The Library Fortress
Guarding the south side of San Francisco State University is a futuristic compound standing six or seven stories tall. They refer to it as the Library named after J. Paul Leonard, and what was a beautiful, idealistic place in theory, is now a fuming cold hearted dystopia. A complete brick of a tower, held together with concrete and misery. And inside... It only gets worse. Young faces, once starved for knowledge, slump back in chairs and now starving for exits. But exits are near impossible to find; buried behind the endless stacks of old volumed books stripped of any pictures of an outside world. The students have been locked away, prisoners, bound to their assignments and forced into silence--stripped of their amendment rights (1st AND 2nd).
And the keepers of the library? Well, they're none other than the cyborgs originally designed to assist the knowledge seeking. Now they are the key masters, and the keepers of voices--the keepers of misery. Something must have gone wrong with their programming, unfortunately, nobody who enters can keep consciously focused long enough to find out. It can only be said to everyone to beware the treacherous fortress of "Library".

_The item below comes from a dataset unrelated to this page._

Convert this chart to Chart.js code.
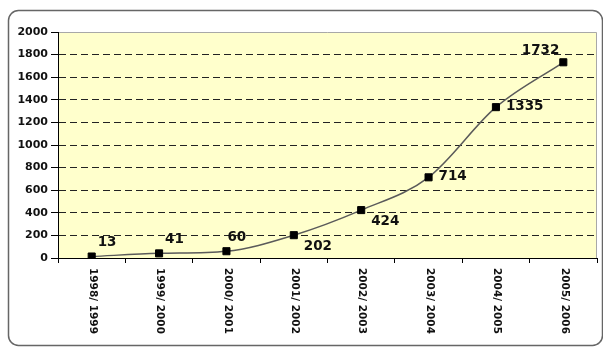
<!DOCTYPE html>
<html>
<head>
<meta charset="utf-8">
<script src="https://cdn.jsdelivr.net/npm/chart.js@4.4.1/dist/chart.umd.min.js"></script>
<style>
  body { margin: 0; background: #fff; }
  #wrap { width: 603px; height: 348px; }
</style>
</head>
<body>
<div id="wrap"><canvas id="growthChart" width="603" height="348"></canvas></div>
<script>
const seasons = ['1998/ 1999', '1999/ 2000', '2000/ 2001', '2001/ 2002',
                 '2002/ 2003', '2003/ 2004', '2004/ 2005', '2005/ 2006'];
const counts = [13, 41, 60, 202, 424, 714, 1335, 1732];
const yTicks = [0, 200, 400, 600, 800, 1000, 1200, 1400, 1600, 1800, 2000];
// where each value label sits around its point
const labelSide = ['ne', 'ne', 'n', 'se', 'se', 'e', 'e', 'nw'];

const FONT = '"DejaVu Sans", Verdana, sans-serif';

// frame, plot background and the rotated season labels
const decor = {
  id: 'decor',
  beforeDraw(chart) {
    const { ctx, chartArea: a } = chart;
    ctx.save();
    ctx.strokeStyle = '#666';
    ctx.lineWidth = 1.5;
    ctx.beginPath();
    ctx.roundRect(8.5, 10.5, 594, 335, 10);
    ctx.stroke();
    ctx.fillStyle = '#ffffcc';
    ctx.fillRect(a.left, a.top, a.right - a.left, a.bottom - a.top);
    ctx.strokeStyle = '#a8a8a8';
    ctx.lineWidth = 1;
    ctx.beginPath();
    ctx.moveTo(a.left, a.top + 0.5);
    ctx.lineTo(a.right - 0.5, a.top + 0.5);
    ctx.lineTo(a.right - 0.5, a.bottom);
    ctx.stroke();
    ctx.restore();
  },
  afterDraw(chart) {
    const { ctx, chartArea: a } = chart;
    const x = chart.scales.x;
    ctx.save();
    ctx.fillStyle = '#111';
    ctx.font = 'bold 10.5px ' + FONT;
    ctx.textAlign = 'left';
    ctx.textBaseline = 'middle';
    seasons.forEach((s, i) => {
      ctx.save();
      ctx.translate(x.getPixelForValue(i) + 1, a.bottom + 10);
      ctx.rotate(Math.PI / 2);
      ctx.fillText(s, 0, 0);
      ctx.restore();
    });

    // value labels
    const meta = chart.getDatasetMeta(0);
    ctx.font = 'bold 13.5px ' + FONT;
    ctx.fillStyle = '#111';
    meta.data.forEach((pt, i) => {
      const side = labelSide[i];
      let dx = 6, dy = -14, align = 'left';
      if (side === 'n') { dx = 1; dy = -14; }
      if (side === 'se') { dx = 10; dy = 11; }
      if (side === 'e') { dx = 10; dy = -0.5; }
      if (side === 'nw') { dx = -4; dy = -11.5; align = 'right'; }
      ctx.textAlign = align;
      ctx.fillText(String(counts[i]), pt.x + dx, pt.y + dy);
    });
    ctx.restore();
  }
};

new Chart(document.getElementById('growthChart'), {
  type: 'line',
  data: {
    labels: seasons,
    datasets: [{
      data: counts,
      borderColor: '#5a5a5a',
      borderWidth: 1.5,
      cubicInterpolationMode: 'monotone',
      pointStyle: 'rect',
      pointRadius: 5,
      pointBackgroundColor: '#000',
      pointBorderColor: '#000',
      pointBorderWidth: 1
    }]
  },
  options: {
    responsive: false,
    animation: false,
    layout: { padding: { top: 32, right: 5, left: 0, bottom: 0 } },
    plugins: { legend: { display: false }, tooltip: { enabled: false } },
    scales: {
      x: {
        offset: true,
        grid: { offset: true, drawOnChartArea: false, tickLength: 5, tickColor: '#000' },
        border: { color: '#000', width: 1 },
        ticks: { display: false },
        afterFit(scale) { scale.height = 90; }
      },
      y: {
        min: 0,
        max: 2000,
        afterBuildTicks(scale) { scale.ticks = yTicks.map(v => ({ value: v })); },
        grid: {
          color: ctx => (ctx.tick && (ctx.tick.value === 0 || ctx.tick.value === 2000)) ? 'rgba(0,0,0,0)' : '#222',
          lineWidth: 1,
          tickLength: 7,
          tickColor: '#000'
        },
        border: { color: '#000', width: 1, dash: [7, 4] },
        ticks: {
          color: '#111',
          padding: 3,
          font: { family: FONT, size: 11, weight: 'bold' },
          callback: v => String(v)
        },
        afterFit(scale) { scale.width = 58; }
      }
    }
  },
  plugins: [decor]
});
</script>
</body>
</html>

The MySpace & Facebook Lounges
Throughout campus, the school has set up numerous computer labs so that at any time of the day, students can keep tabs on their myspaces and their facebooks. All one needs is to be a registered student and you'll be granted access to one of these satellite myspace/facebook computers. The school has made things truly convenient for all of its students. Of course, it can't keep eyes on every computer, and sometimes freeloaders will slip in through the cracks. Vandals use these myspace and facebook computers to work on school assignments like essays or editing projects. It's amazing how disrespectful some students can be with taking computers away from true and diligent myspace and facebookers. The Dean is currently in work of a project to ban these "school-aholics" once and for all, in an effort to win back the computers for their true intention-- to provide to the second notification of 'new picture comments' and 'pokes'.